_GIVEN INSTRUCTION_
Find the word "code" in the listing; pull out each line holding it.

══ GIVEN DATA

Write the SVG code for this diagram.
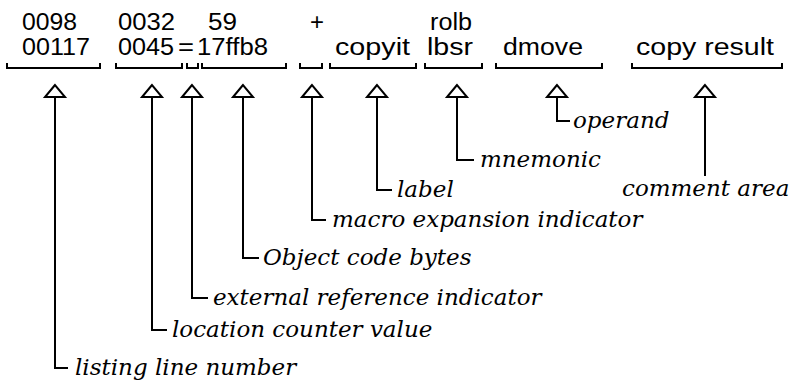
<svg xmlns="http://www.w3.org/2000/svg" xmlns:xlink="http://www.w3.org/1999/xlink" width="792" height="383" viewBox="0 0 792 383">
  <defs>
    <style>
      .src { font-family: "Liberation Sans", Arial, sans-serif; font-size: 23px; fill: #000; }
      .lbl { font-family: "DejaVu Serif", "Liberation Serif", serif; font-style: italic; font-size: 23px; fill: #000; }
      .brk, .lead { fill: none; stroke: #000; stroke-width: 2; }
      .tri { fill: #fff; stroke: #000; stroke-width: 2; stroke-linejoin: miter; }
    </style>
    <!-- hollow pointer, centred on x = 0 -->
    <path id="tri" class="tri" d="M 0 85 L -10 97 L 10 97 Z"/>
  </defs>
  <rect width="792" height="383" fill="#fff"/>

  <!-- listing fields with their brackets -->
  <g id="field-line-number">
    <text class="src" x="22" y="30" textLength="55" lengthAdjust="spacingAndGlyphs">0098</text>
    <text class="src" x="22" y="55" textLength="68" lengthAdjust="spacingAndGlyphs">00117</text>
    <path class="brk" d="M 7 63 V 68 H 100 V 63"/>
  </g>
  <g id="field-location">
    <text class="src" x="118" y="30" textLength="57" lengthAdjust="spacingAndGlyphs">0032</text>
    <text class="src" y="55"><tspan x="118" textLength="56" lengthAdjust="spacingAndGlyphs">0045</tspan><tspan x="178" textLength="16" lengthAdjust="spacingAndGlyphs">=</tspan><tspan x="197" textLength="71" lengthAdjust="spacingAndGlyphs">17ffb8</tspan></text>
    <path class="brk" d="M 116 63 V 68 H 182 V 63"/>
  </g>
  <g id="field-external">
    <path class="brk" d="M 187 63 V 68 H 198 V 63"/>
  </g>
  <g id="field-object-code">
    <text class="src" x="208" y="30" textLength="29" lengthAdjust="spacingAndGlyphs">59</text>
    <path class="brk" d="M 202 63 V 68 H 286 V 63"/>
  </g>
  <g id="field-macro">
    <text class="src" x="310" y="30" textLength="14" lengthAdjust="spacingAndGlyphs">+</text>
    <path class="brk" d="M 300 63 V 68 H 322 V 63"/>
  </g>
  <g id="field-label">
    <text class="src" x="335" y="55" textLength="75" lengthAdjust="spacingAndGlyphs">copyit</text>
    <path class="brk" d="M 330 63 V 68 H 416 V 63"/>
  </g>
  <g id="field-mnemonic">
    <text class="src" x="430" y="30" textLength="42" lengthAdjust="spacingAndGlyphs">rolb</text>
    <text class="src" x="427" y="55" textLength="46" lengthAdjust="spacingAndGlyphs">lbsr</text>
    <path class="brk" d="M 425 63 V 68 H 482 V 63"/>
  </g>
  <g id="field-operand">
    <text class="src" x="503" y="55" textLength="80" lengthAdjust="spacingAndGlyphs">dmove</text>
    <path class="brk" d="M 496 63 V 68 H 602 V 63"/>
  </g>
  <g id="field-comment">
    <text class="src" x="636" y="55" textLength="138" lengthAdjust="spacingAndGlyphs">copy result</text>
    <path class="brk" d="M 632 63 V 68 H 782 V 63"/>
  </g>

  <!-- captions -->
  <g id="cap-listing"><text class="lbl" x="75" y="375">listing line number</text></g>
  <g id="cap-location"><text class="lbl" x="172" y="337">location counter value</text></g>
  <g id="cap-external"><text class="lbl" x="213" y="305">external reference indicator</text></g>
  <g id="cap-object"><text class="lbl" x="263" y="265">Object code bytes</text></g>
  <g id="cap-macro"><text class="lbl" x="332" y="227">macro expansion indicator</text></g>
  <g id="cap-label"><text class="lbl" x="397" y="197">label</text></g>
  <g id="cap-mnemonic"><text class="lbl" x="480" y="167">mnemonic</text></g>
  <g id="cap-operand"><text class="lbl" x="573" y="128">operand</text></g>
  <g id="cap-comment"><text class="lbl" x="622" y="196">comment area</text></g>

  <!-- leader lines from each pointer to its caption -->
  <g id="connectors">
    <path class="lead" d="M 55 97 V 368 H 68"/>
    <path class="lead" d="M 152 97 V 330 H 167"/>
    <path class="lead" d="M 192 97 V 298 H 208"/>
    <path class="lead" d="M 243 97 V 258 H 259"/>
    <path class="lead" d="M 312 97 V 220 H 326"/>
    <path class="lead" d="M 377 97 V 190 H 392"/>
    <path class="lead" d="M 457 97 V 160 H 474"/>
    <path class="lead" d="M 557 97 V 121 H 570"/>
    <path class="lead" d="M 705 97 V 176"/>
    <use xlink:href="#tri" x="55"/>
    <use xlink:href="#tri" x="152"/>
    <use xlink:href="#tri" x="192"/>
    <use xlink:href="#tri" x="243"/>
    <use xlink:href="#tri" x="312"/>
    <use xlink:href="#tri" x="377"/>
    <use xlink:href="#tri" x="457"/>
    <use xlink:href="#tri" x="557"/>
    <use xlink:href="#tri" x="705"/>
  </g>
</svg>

════

_ANSWER FOR THE TASK_
Write the SVG code for this diagram.
  <g id="field-object-code">
  <g id="cap-object"><text class="lbl" x="263" y="265">Object code bytes</text></g>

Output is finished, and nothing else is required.